The Hidden Cost of AI Automation: Why Data Scientists Are Becoming Digital Janitors

The Hollowing Has Already Started

I'm seeing it in every enterprise data science team: the creeping realization that our craft is being hollowed out from both ends. The low-end tasks are automated away by AutoML and no-code tools. The high-end modeling work is increasingly handled by foundation models and API calls.

What's left is a vast middle ground of data cleanup, prompt engineering, and infrastructure maintenance. We're becoming digital janitors rather than scientists.

The Real Problem Isn't Job Loss

The issue isn't that data scientists are becoming unemployed. It's that the role is mutating into something unrecognizable.
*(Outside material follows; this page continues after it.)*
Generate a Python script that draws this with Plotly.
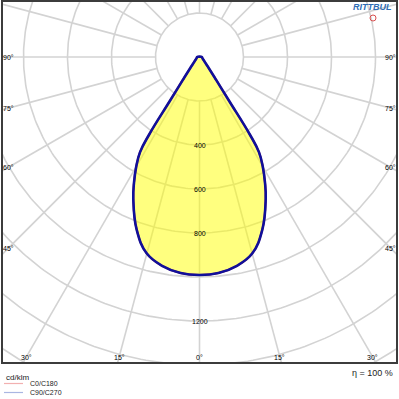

A typical "data science" day in 2026 looks like:

- 3 hours debugging retrieval augmentation pipelines

- 2 hours writing evaluation criteria for AI outputs

- 2 hours in meetings explaining to stakeholders why the AI made certain decisions

- 1 hour actually building something new

The creative, experimental core of data science is being replaced by maintenance work. We're no longer asking "what can we discover?" but rather "how do we keep this running?"

The Skills Gap Nobody's Talking About

While everyone focuses on the technical skills gap, there's a deeper void forming: the ability to think critically about data and models. The new generation of data scientists knows how to implement solutions but struggles to question whether those solutions make sense.
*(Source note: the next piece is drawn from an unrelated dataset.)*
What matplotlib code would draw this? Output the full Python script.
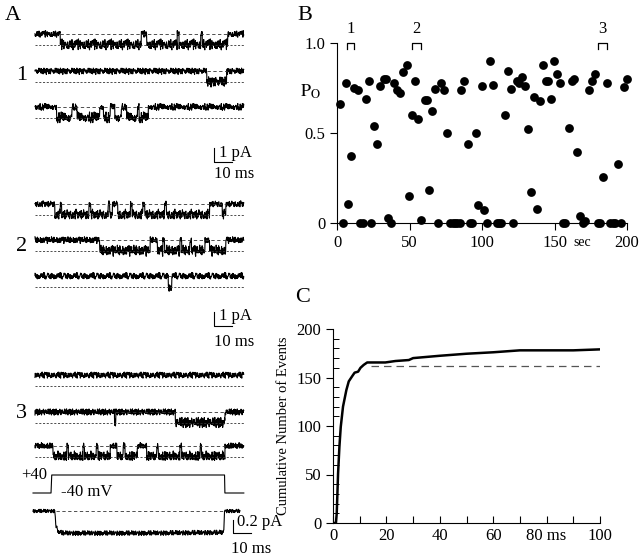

I recently watched a team spend weeks fine-tuning a language model for customer service automation. Not once did they ask whether automating those particular interactions was actually valuable for the business or customers.

What Actually Matters Now

The most valuable data scientists in 2026 aren't the ones who can write the cleanest code or build the most sophisticated models. They're the ones who can:

- Design robust evaluation frameworks for AI systems

- Identify which problems should not be automated

- Translate between business needs and technical capabilities

- Maintain healthy skepticism while avoiding AI doomerism

The Path Forward

We need to stop pretending that traditional data science work will continue unchanged. The field is becoming more about curation, validation, and governance than creation and discovery.

This isn't necessarily bad, but it requires a fundamental shift in how we train and value data scientists. The next generation needs to be taught how to think about AI systems as tools to be managed rather than models to be built.

What if the most important skill for future data scientists isn't statistics or programming, but the ability to know when to turn the AI off?